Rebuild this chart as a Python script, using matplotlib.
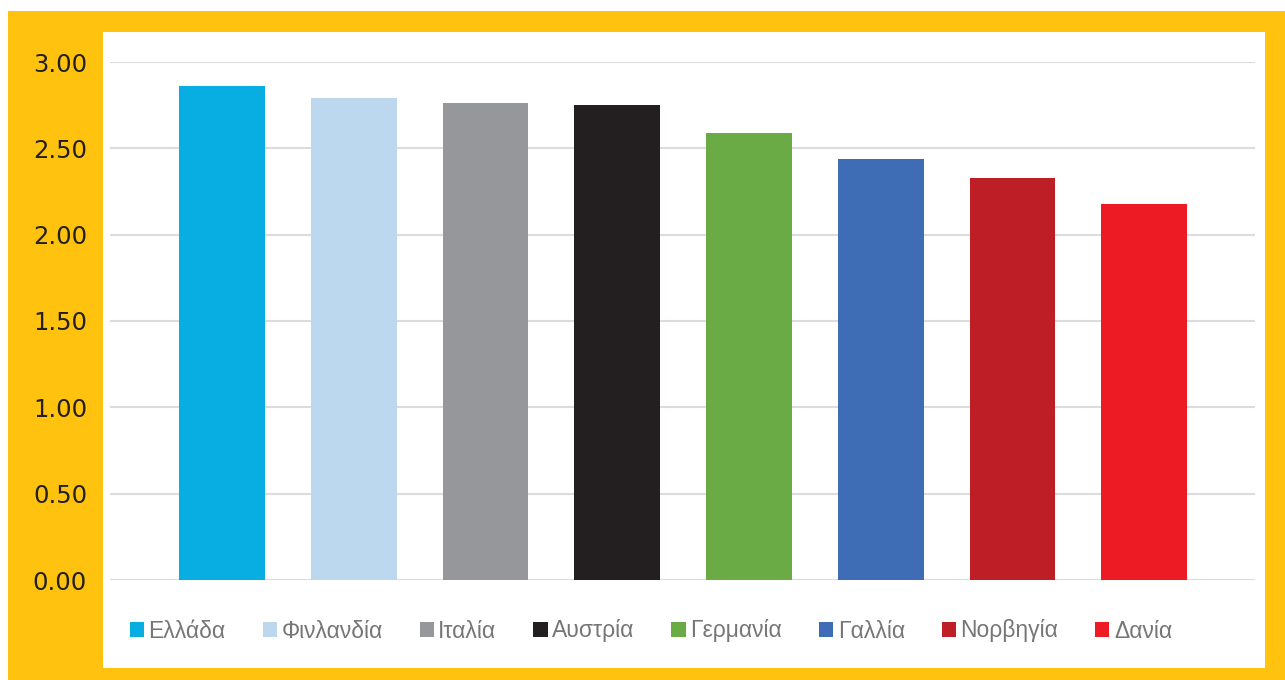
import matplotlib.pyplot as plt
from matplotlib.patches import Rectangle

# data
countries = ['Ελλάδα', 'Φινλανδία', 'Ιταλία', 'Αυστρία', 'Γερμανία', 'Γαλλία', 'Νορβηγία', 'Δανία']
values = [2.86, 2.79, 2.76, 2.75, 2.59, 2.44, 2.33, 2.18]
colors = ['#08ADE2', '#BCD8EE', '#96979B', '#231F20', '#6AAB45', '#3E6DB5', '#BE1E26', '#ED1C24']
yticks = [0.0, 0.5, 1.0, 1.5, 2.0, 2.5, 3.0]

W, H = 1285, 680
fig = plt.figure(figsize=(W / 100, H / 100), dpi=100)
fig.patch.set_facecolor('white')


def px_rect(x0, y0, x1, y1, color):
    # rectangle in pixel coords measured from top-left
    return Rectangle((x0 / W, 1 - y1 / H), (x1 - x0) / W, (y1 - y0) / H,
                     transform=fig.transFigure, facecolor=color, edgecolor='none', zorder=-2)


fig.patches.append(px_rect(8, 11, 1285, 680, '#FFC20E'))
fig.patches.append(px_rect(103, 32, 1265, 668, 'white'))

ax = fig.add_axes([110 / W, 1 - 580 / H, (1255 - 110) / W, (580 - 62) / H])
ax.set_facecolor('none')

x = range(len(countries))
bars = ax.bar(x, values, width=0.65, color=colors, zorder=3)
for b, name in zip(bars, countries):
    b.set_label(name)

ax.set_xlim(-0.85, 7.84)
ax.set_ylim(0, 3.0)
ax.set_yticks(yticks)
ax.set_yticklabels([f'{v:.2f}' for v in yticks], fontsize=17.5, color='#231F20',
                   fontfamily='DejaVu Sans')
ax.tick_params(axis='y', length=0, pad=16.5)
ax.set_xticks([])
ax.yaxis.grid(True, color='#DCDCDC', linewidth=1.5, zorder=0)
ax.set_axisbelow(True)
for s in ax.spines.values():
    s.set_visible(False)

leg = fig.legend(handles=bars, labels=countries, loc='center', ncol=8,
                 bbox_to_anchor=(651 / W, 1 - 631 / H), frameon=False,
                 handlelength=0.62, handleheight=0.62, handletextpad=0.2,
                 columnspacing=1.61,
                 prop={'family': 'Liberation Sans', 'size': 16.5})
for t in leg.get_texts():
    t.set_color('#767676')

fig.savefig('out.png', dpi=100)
_____
▶ [Task]
Give every line above again exactly, with no pictures.

▶ [Response to the exercise]
Rebuild this chart as a Python script, using matplotlib.
import matplotlib.pyplot as plt
from matplotlib.patches import Rectangle

# data
countries = ['Ελλάδα', 'Φινλανδία', 'Ιταλία', 'Αυστρία', 'Γερμανία', 'Γαλλία', 'Νορβηγία', 'Δανία']
values = [2.86, 2.79, 2.76, 2.75, 2.59, 2.44, 2.33, 2.18]
colors = ['#08ADE2', '#BCD8EE', '#96979B', '#231F20', '#6AAB45', '#3E6DB5', '#BE1E26', '#ED1C24']
yticks = [0.0, 0.5, 1.0, 1.5, 2.0, 2.5, 3.0]

W, H = 1285, 680
fig = plt.figure(figsize=(W / 100, H / 100), dpi=100)
fig.patch.set_facecolor('white')


def px_rect(x0, y0, x1, y1, color):
    # rectangle in pixel coords measured from top-left
    return Rectangle((x0 / W, 1 - y1 / H), (x1 - x0) / W, (y1 - y0) / H,
                     transform=fig.transFigure, facecolor=color, edgecolor='none', zorder=-2)


fig.patches.append(px_rect(8, 11, 1285, 680, '#FFC20E'))
fig.patches.append(px_rect(103, 32, 1265, 668, 'white'))

ax = fig.add_axes([110 / W, 1 - 580 / H, (1255 - 110) / W, (580 - 62) / H])
ax.set_facecolor('none')

x = range(len(countries))
bars = ax.bar(x, values, width=0.65, color=colors, zorder=3)
for b, name in zip(bars, countries):
    b.set_label(name)

ax.set_xlim(-0.85, 7.84)
ax.set_ylim(0, 3.0)
ax.set_yticks(yticks)
ax.set_yticklabels([f'{v:.2f}' for v in yticks], fontsize=17.5, color='#231F20',
                   fontfamily='DejaVu Sans')
ax.tick_params(axis='y', length=0, pad=16.5)
ax.set_xticks([])
ax.yaxis.grid(True, color='#DCDCDC', linewidth=1.5, zorder=0)
ax.set_axisbelow(True)
for s in ax.spines.values():
    s.set_visible(False)

leg = fig.legend(handles=bars, labels=countries, loc='center', ncol=8,
                 bbox_to_anchor=(651 / W, 1 - 631 / H), frameon=False,
                 handlelength=0.62, handleheight=0.62, handletextpad=0.2,
                 columnspacing=1.61,
                 prop={'family': 'Liberation Sans', 'size': 16.5})
for t in leg.get_texts():
    t.set_color('#767676')

fig.savefig('out.png', dpi=100)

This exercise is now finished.